I just wanted to share this with yall. I have been on YouTube as usual listening to music. I love the old all male groups like the kingsmen and cathedrals. I came across this song that I have probably heard thousands of times but I actually listened to the words. It just made me feel so much better.
You beckon to my loved one and how my tears did flow
Tho I tried I could not hide how it hurt to see them go
but now I know they left this world and just moved to a better place
And someday you will call me too and I will see them face to face
In that city called Homeland I can hear you calling me
Oh my homeland oh how sweet its going to be just to see you
and to stand up on the shore and oh Ill live there forever more.
I know Carter was my father in law and 90% of the time he drove me crazy. LOL We didn't always see eye to eye on things but he was one of the best people I know. He would give you the shirt off his back if he thought you needed it or even wanted it. Like I have said so many times he was NOT a affectionate man. As a matter of fact I didn't think he even liked me the first few years we were married. Of course you know me that didn't stop me from being "ME". Bradley was sure to tell me often that's how he treats people he likes. If he didn't like you he wouldn't even acknowledge you. LOL He was a strange person. These past few years that they lived here I appreciated him so much. My kids loved him more than I can even explain. Lucas tells me every day that he misses Papaw or says Momma did you know Papaw... It is something new every day. Saturday Lucas and I were cleaning out his room and I came across this sock that was rolled up in a ball with a rubber band around it. I started to undo the rubber band and Lucas was no no. I immediately remembered what it was when he said NO. The last time they spent the night (maybe a week before he got bad) They had tennis rackets and Nana told them they couldn't bring the ball in the house so Papaw rigged this ball up out of a sock. When we went to get them that night they were hitting it everywhere and he was just laughing at them. So after we talked about it for a minute we just sat and cried.
Death is so strange to me. I mean I know he was really sick for a long time but it seemed so sudden to me. I guess cause he fought it for so long when he finally quit fighting it was really fast. I mean he literally took three breaths after he quit struggling. Then he was gone. There was nothing left but a empty shell. I can still see him just laying there in the bed with no life in his body. It was so weird one minute he is there fighting with everything he had then the next nothing. I can not wait until we get to see him again one day. The boys ask me when we will get to see papaw again. I tell them "Soon I hope!"

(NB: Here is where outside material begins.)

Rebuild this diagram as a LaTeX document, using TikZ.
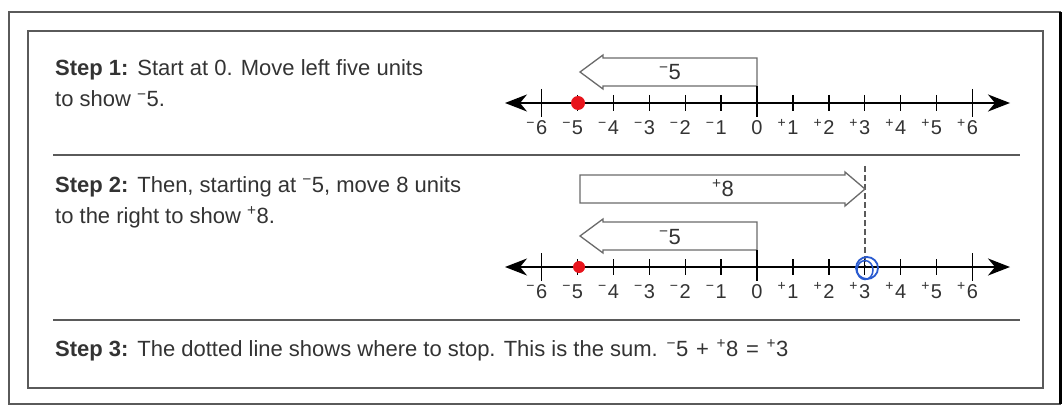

I know you are thinking why on this earth am I blogging at 1 AM. My answer is I have no clue. I can not sleep. When it first happened it was ok but the past couple times I have went over there things have just really bothered me. It is so strange for him not to be there. Maybe at first I was just used to him being there just in the back room. Now I know he isn't there. Oh well I am going to try to go to bed now. Good night and I am sorry for this blog. It was just what was in my head maybe now that I got it out I can sleep!!! Night Night!!